◆ Your instructions ◆
Exclude the pictures and reproduce the remaining data exactly as written.

◆ Given data ◆
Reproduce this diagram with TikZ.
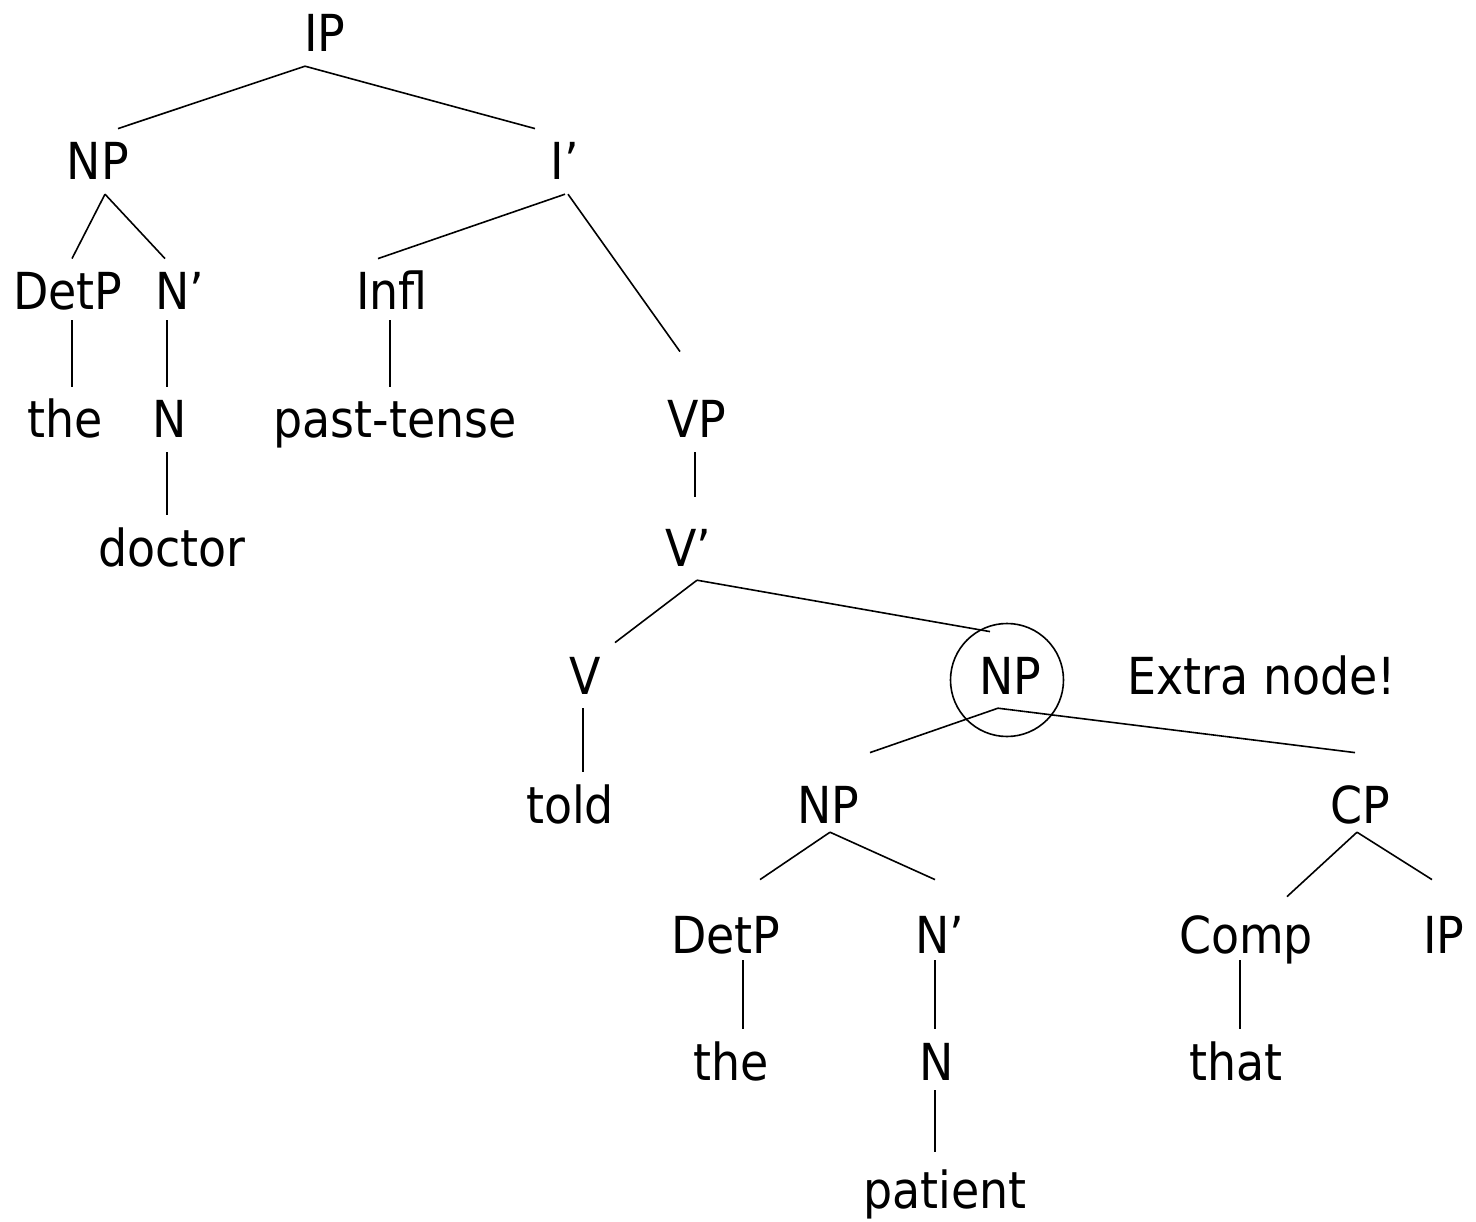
\documentclass[tikz,border=0pt]{standalone}
\usepackage{fontspec}
\setmainfont{DejaVu Sans}[FakeStretch=0.9]
\usetikzlibrary{positioning,calc}

\tikzset{
  syn/.style={anchor=base,font=\fontsize{51}{60}\selectfont,text height=37.2pt,text depth=0pt,inner xsep=0pt,inner ysep=14pt},
  br/.style={line width=1.6pt}
}

\begin{document}
\begin{tikzpicture}[x=1pt,y=-1pt]
  \useasboundingbox (0,0) rectangle (1476,1222);
  % tree labels
  \node[syn] (ip)      at (325,52)    {IP};
  \node[syn] (np)      at (98,180)    {NP};
  \node[syn] (ibar)    at (565,180)   {I’};
  \node[syn] (detp)    at (68,310)    {DetP};
  \node[syn] (nbar)    at (180,310)   {N’};
  \node[syn] (infl)    at (392,310)   {Infl};
  \node[syn] (the)     at (65,438)    {the};
  \node[syn] (n)       at (170,438)   {N};
  \node[syn] (past)    at (395,438)   {past-tense};
  \node[syn] (vp)      at (697,438)   {VP};
  \node[syn] (doctor)  at (172,566)   {doctor};
  \node[syn] (vbar)    at (688,566)   {V’};
  \node[syn] (v)       at (585,694)   {V};
  \node[syn] (npx)     at (1010,694)  {NP};
  \node[syn] (extra)   at (1262,694)  {Extra node!};
  \node[syn] (told)    at (570,823)   {told};
  \node[syn] (npb)     at (828,823)   {NP};
  \node[syn] (cp)      at (1360,823)  {CP};
  \node[syn] (detpb)   at (726,953)   {DetP};
  \node[syn] (nbarb)   at (940,953)   {N’};
  \node[syn] (comp)    at (1246,953)  {Comp};
  \node[syn] (ipb)     at (1444,953)  {IP};
  \node[syn] (theb)    at (731,1080)  {the};
  \node[syn] (nb)      at (937,1080)  {N};
  \node[syn] (that)    at (1236,1080) {that};
  \node[syn] (patient) at (945,1208)  {patient};

  % circle round the extra node
  \draw[br] ([shift={(-3,-14)}]npx.base) circle[radius=56.5pt];

  % branches
  \draw[br] ([shift={(-20,0)}]ip.south) -- ([shift={(20,0)}]np.north);
  \draw[br] ([shift={(-20,0)}]ip.south) -- ([shift={(-30,0)}]ibar.north);
  \draw[br] ([shift={(7,0)}]np.south) -- ([shift={(4,0)}]detp.north);
  \draw[br] ([shift={(7,0)}]np.south) -- ([shift={(-15,0)}]nbar.north);
  \draw[br] (ibar.south) -- ([shift={(-14,0)}]infl.north);
  \draw[br] ([shift={(3,0)}]ibar.south) -- ([shift={(-17,-35)}]vp.north);
  \draw[br] ([shift={(4,-4)}]detp.south) -- ([shift={(7,0)}]the.north);
  \draw[br] ([shift={(-13,-4)}]nbar.south) -- ([shift={(-3,0)}]n.north);
  \draw[br] ([shift={(-2,-4)}]infl.south) -- ([shift={(-5,0)}]past.north);
  \draw[br] ([shift={(-3,0)}]n.south) -- ([shift={(-5,0)}]doctor.north);
  \draw[br] ([shift={(-2,0)}]vp.south) -- ([shift={(7,-18)}]vbar.north);
  \draw[br] ([shift={(9,0)}]vbar.south) -- ([shift={(30,0)}]v.north);
  \draw[br] ([shift={(9,0)}]vbar.south) -- ([shift={(-20,-11)}]npx.north);
  \draw[br] ([shift={(-2,0)}]v.south) -- ([shift={(13,0)}]told.north);
  \draw[br] ([shift={(-12,0)}]npx.south) -- ([shift={(42,-19)}]npb.north);
  \draw[br] ([shift={(-12,0)}]npx.south) -- ([shift={(-5,-19)}]cp.north);
  \draw[br] ([shift={(2,-5)}]npb.south) -- ([shift={(34,-22)}]detpb.north);
  \draw[br] ([shift={(2,-5)}]npb.south) -- ([shift={(-5,-22)}]nbarb.north);
  \draw[br] ([shift={(-3,-5)}]cp.south) -- ([shift={(41,-5)}]comp.north);
  \draw[br] ([shift={(-3,-5)}]cp.south) -- ([shift={(-12,-22)}]ipb.north);
  \draw[br] ([shift={(17,-7)}]detpb.south) -- ([shift={(12,0)}]theb.north);
  \draw[br] ([shift={(-5,-7)}]nbarb.south) -- ([shift={(-2,0)}]nb.north);
  \draw[br] ([shift={(-6,-7)}]comp.south) -- ([shift={(4,0)}]that.north);
  \draw[br] ([shift={(-2,-4)}]nb.south) -- ([shift={(-10,-5)}]patient.north);
\end{tikzpicture}
\end{document}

◆ Result of the exercise ◆
Reproduce this diagram with TikZ.
\documentclass[tikz,border=0pt]{standalone}
\usepackage{fontspec}
\setmainfont{DejaVu Sans}[FakeStretch=0.9]
\usetikzlibrary{positioning,calc}

\tikzset{
  syn/.style={anchor=base,font=\fontsize{51}{60}\selectfont,text height=37.2pt,text depth=0pt,inner xsep=0pt,inner ysep=14pt},
  br/.style={line width=1.6pt}
}

\begin{document}
\begin{tikzpicture}[x=1pt,y=-1pt]
  \useasboundingbox (0,0) rectangle (1476,1222);
  % tree labels
  \node[syn] (ip)      at (325,52)    {IP};
  \node[syn] (np)      at (98,180)    {NP};
  \node[syn] (ibar)    at (565,180)   {I’};
  \node[syn] (detp)    at (68,310)    {DetP};
  \node[syn] (nbar)    at (180,310)   {N’};
  \node[syn] (infl)    at (392,310)   {Infl};
  \node[syn] (the)     at (65,438)    {the};
  \node[syn] (n)       at (170,438)   {N};
  \node[syn] (past)    at (395,438)   {past-tense};
  \node[syn] (vp)      at (697,438)   {VP};
  \node[syn] (doctor)  at (172,566)   {doctor};
  \node[syn] (vbar)    at (688,566)   {V’};
  \node[syn] (v)       at (585,694)   {V};
  \node[syn] (npx)     at (1010,694)  {NP};
  \node[syn] (extra)   at (1262,694)  {Extra node!};
  \node[syn] (told)    at (570,823)   {told};
  \node[syn] (npb)     at (828,823)   {NP};
  \node[syn] (cp)      at (1360,823)  {CP};
  \node[syn] (detpb)   at (726,953)   {DetP};
  \node[syn] (nbarb)   at (940,953)   {N’};
  \node[syn] (comp)    at (1246,953)  {Comp};
  \node[syn] (ipb)     at (1444,953)  {IP};
  \node[syn] (theb)    at (731,1080)  {the};
  \node[syn] (nb)      at (937,1080)  {N};
  \node[syn] (that)    at (1236,1080) {that};
  \node[syn] (patient) at (945,1208)  {patient};

  % circle round the extra node
  \draw[br] ([shift={(-3,-14)}]npx.base) circle[radius=56.5pt];

  % branches
  \draw[br] ([shift={(-20,0)}]ip.south) -- ([shift={(20,0)}]np.north);
  \draw[br] ([shift={(-20,0)}]ip.south) -- ([shift={(-30,0)}]ibar.north);
  \draw[br] ([shift={(7,0)}]np.south) -- ([shift={(4,0)}]detp.north);
  \draw[br] ([shift={(7,0)}]np.south) -- ([shift={(-15,0)}]nbar.north);
  \draw[br] (ibar.south) -- ([shift={(-14,0)}]infl.north);
  \draw[br] ([shift={(3,0)}]ibar.south) -- ([shift={(-17,-35)}]vp.north);
  \draw[br] ([shift={(4,-4)}]detp.south) -- ([shift={(7,0)}]the.north);
  \draw[br] ([shift={(-13,-4)}]nbar.south) -- ([shift={(-3,0)}]n.north);
  \draw[br] ([shift={(-2,-4)}]infl.south) -- ([shift={(-5,0)}]past.north);
  \draw[br] ([shift={(-3,0)}]n.south) -- ([shift={(-5,0)}]doctor.north);
  \draw[br] ([shift={(-2,0)}]vp.south) -- ([shift={(7,-18)}]vbar.north);
  \draw[br] ([shift={(9,0)}]vbar.south) -- ([shift={(30,0)}]v.north);
  \draw[br] ([shift={(9,0)}]vbar.south) -- ([shift={(-20,-11)}]npx.north);
  \draw[br] ([shift={(-2,0)}]v.south) -- ([shift={(13,0)}]told.north);
  \draw[br] ([shift={(-12,0)}]npx.south) -- ([shift={(42,-19)}]npb.north);
  \draw[br] ([shift={(-12,0)}]npx.south) -- ([shift={(-5,-19)}]cp.north);
  \draw[br] ([shift={(2,-5)}]npb.south) -- ([shift={(34,-22)}]detpb.north);
  \draw[br] ([shift={(2,-5)}]npb.south) -- ([shift={(-5,-22)}]nbarb.north);
  \draw[br] ([shift={(-3,-5)}]cp.south) -- ([shift={(41,-5)}]comp.north);
  \draw[br] ([shift={(-3,-5)}]cp.south) -- ([shift={(-12,-22)}]ipb.north);
  \draw[br] ([shift={(17,-7)}]detpb.south) -- ([shift={(12,0)}]theb.north);
  \draw[br] ([shift={(-5,-7)}]nbarb.south) -- ([shift={(-2,0)}]nb.north);
  \draw[br] ([shift={(-6,-7)}]comp.south) -- ([shift={(4,0)}]that.north);
  \draw[br] ([shift={(-2,-4)}]nb.south) -- ([shift={(-10,-5)}]patient.north);
\end{tikzpicture}
\end{document}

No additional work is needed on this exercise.